Poza danymi z opinii biegłego, sytuacja innych przedsiębiorców, w tym związana np. ze znaczeniem rozpoczęcia przez nich działalności w miastach, w których dotąd nie była prowadzona sprzedaż towarów pozwanego, nie była przedmiotem sporu i co za tym idzie postępowania dowodowego.

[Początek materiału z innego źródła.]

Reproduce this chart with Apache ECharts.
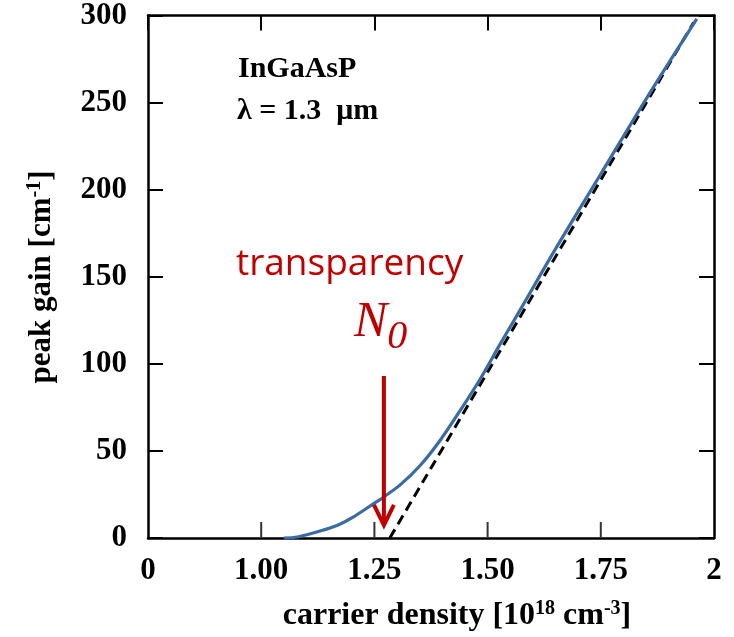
<!DOCTYPE html>
<html>
<head>
<meta charset="utf-8">
<script src="https://cdn.jsdelivr.net/npm/echarts@6/dist/echarts.min.js"></script>
<style>html,body{margin:0;padding:0;background:#fff}#c{width:734px;height:637px}</style>
</head>
<body>
<div id="c"></div>
<script>
// Peak gain curve (x in 1e18 cm^-3, y in cm^-1)
const gainCurve = [
  [1.05, 0], [1.08, 0.6], [1.13, 4], [1.17, 7.5], [1.203, 12], [1.247, 19.5],
  [1.262, 22], [1.307, 30.5], [1.351, 41.6], [1.395, 56], [1.439, 73],
  [1.483, 91], [1.527, 111], [1.572, 131], [1.65, 166], [1.75, 209],
  [1.85, 252], [1.962, 298]
];
// Linear asymptote (dashed)
const linearFit = [[1.284, 0], [1.955, 296]];
// Transparency arrow
const arrowShaft = [[1.271, 93], [1.271, 8]];
const arrowHead = [[1.249, 19], [1.271, 7.4], [1.293, 19]];
// Axis settings
const xMin = 0.75, xMax = 2, xStep = 0.25;
const yMin = 0, yMax = 300, yStep = 50;
const xTickValues = [1.0, 1.25, 1.5, 1.75];
const xTickLabels = {0.75: '0', 1: '1.00', 1.25: '1.25', 1.5: '1.50', 1.75: '1.75', 2: '2'};

const serif = '"Liberation Serif", "Times New Roman", serif';
const red = '#c00000';
const blue = '#3a6ca3';

const chart = echarts.init(document.getElementById('c'), null, {renderer: 'canvas'});
const axisLineStyle = {color: '#000', width: 2.5};
const tickStyle = {color: '#000', width: 2};
chart.setOption({
  animation: false,
  grid: {left: 148, right: 20, top: 12, bottom: 99},
  xAxis: [{
    type: 'value', min: xMin, max: xMax, interval: xStep, position: 'bottom',
    axisLine: {show: true, onZero: false, lineStyle: axisLineStyle},
    axisTick: {show: false},
    splitLine: {show: false},
    axisLabel: {
      margin: 17, color: '#000', fontFamily: serif, fontWeight: 'bold', fontSize: 31,
      formatter: v => xTickLabels[Math.round(v * 100) / 100] ?? v.toFixed(2)
    }
  }, {
    type: 'value', min: xMin, max: xMax, interval: xStep, position: 'top',
    axisLine: {show: true, onZero: false, lineStyle: axisLineStyle},
    axisTick: {show: true, inside: true, length: 15, lineStyle: tickStyle},
    splitLine: {show: false}, axisLabel: {show: false}
  }],
  yAxis: [{
    type: 'value', min: yMin, max: yMax, interval: yStep, position: 'left',
    axisLine: {show: true, onZero: false, lineStyle: axisLineStyle},
    axisTick: {show: true, inside: true, length: 15, lineStyle: tickStyle},
    splitLine: {show: false},
    axisLabel: {margin: 21, color: '#000', fontFamily: serif, fontWeight: 'bold', fontSize: 31}
  }, {
    type: 'value', min: yMin, max: yMax, interval: yStep, position: 'right',
    axisLine: {show: true, onZero: false, lineStyle: axisLineStyle},
    axisTick: {show: true, inside: true, length: 15, lineStyle: tickStyle},
    splitLine: {show: false}, axisLabel: {show: false}
  }],
  series: [{
    type: 'scatter', data: xTickValues.map(v => [v, 0]), silent: true,
    symbol: 'rect', symbolSize: [2, 15], symbolOffset: [0, -8.5],
    itemStyle: {color: '#000'}, z: 1
  }, {
    type: 'line', data: linearFit, symbol: 'none', silent: true,
    lineStyle: {color: '#000', width: 3, type: [10, 6]}, z: 2
  }, {
    type: 'line', data: gainCurve, symbol: 'none', smooth: 0.3, silent: true,
    lineStyle: {color: blue, width: 3.2}, z: 3
  }, {
    type: 'line', data: arrowShaft, symbol: 'none', silent: true,
    lineStyle: {color: red, width: 4}, z: 4
  }, {
    type: 'line', data: arrowHead, symbol: 'none', silent: true,
    lineStyle: {color: red, width: 4, join: 'miter', cap: 'butt'}, z: 4
  }],
  graphic: [{
    type: 'text', left: 238, top: 54,
    style: {text: 'InGaAsP', font: 'bold 30px ' + serif, fill: '#000'}
  }, {
    type: 'text', left: 237, top: 96,
    style: {text: 'λ = 1.3  μm', font: 'bold 30px ' + serif, fill: '#000'}
  }, {
    type: 'text', left: 236, top: 246,
    style: {text: 'transparency', font: '37px "Open Sans", sans-serif', fill: red}
  }, {
    type: 'text', left: 354, top: 298,
    style: {
      text: '{n|N}{s|0}',
      rich: {
        n: {fontFamily: serif, fontStyle: 'italic', fontSize: 50, fill: red},
        s: {fontFamily: serif, fontStyle: 'italic', fontSize: 40, fill: red, padding: [28, 0, 0, 0]}
      }
    }
  }, {
    type: 'text', x: 457, y: 616,
    style: {
      text: '{a|carrier density [10}{s|18}{a| cm}{s|-3}{a|]}',
      align: 'center', verticalAlign: 'middle',
      rich: {
        a: {fontFamily: serif, fontWeight: 'bold', fontSize: 32, fill: '#000'},
        s: {fontFamily: serif, fontWeight: 'bold', fontSize: 20, fill: '#000', padding: [0, 0, 15, 0]}
      }
    }
  }, {
    type: 'text', x: 42, y: 277, rotation: Math.PI / 2,
    style: {
      text: '{a|peak gain [cm}{s|-1}{a|]}',
      align: 'center', verticalAlign: 'middle',
      rich: {
        a: {fontFamily: serif, fontWeight: 'bold', fontSize: 31, fill: '#000'},
        s: {fontFamily: serif, fontWeight: 'bold', fontSize: 20, fill: '#000', padding: [0, 0, 15, 0]}
      }
    }
  }]
});
</script>
</body>
</html>
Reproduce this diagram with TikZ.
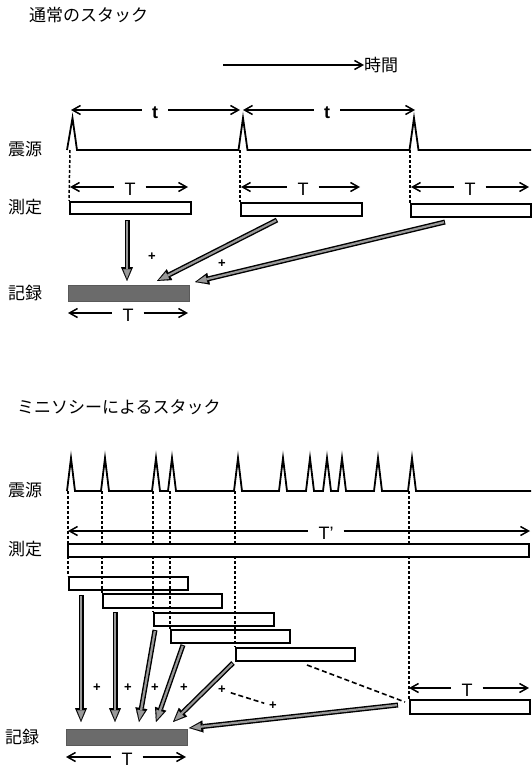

W apelacji powód nadal wskazuje przy tym na sześć podmiotów, które w przeciwieństwie do niego świadczyły w różnym zakresie dodatkowe usługi. Co więcej, nie indywidualizuje ich sytuacji, tylko na przykładzie ich obrotów wyprowadza średnią jako właściwą do oceny jego szkody, chociaż różnice są znaczące ( od 591.973,56 zł do 202.076,09 zł.), a jak wynika z opinii możliwe do ustalenia.

Uznając, że skarżący w istocie powołał się dopiero w apelacji na nowe okoliczności faktyczne uzasadniające jego żądania, Sąd Apelacyjny pominął te twierdzenia na podstawie art.381 k.p.c.

Z przyczyn wyżej przedstawionych Sąd Apelacyjny uznał ostatecznie apelacje powoda za bezzasadną, dlatego na podstawie art.385 k.p.c. orzekł jak wpkt.1 sentencji swojego wyroku.

W pkt.2 orzekł o kosztach postępowania apelacyjnego na podstawie art.98 par.1 i 3 k.p.c. w zw. z par.2 pkt.7 i par.10 ust.1 pkt.2 rozporządzenia Ministra Sprawiedliwości z dnia 22.10.2015r. w sprawie opłat za czynności adwokackie.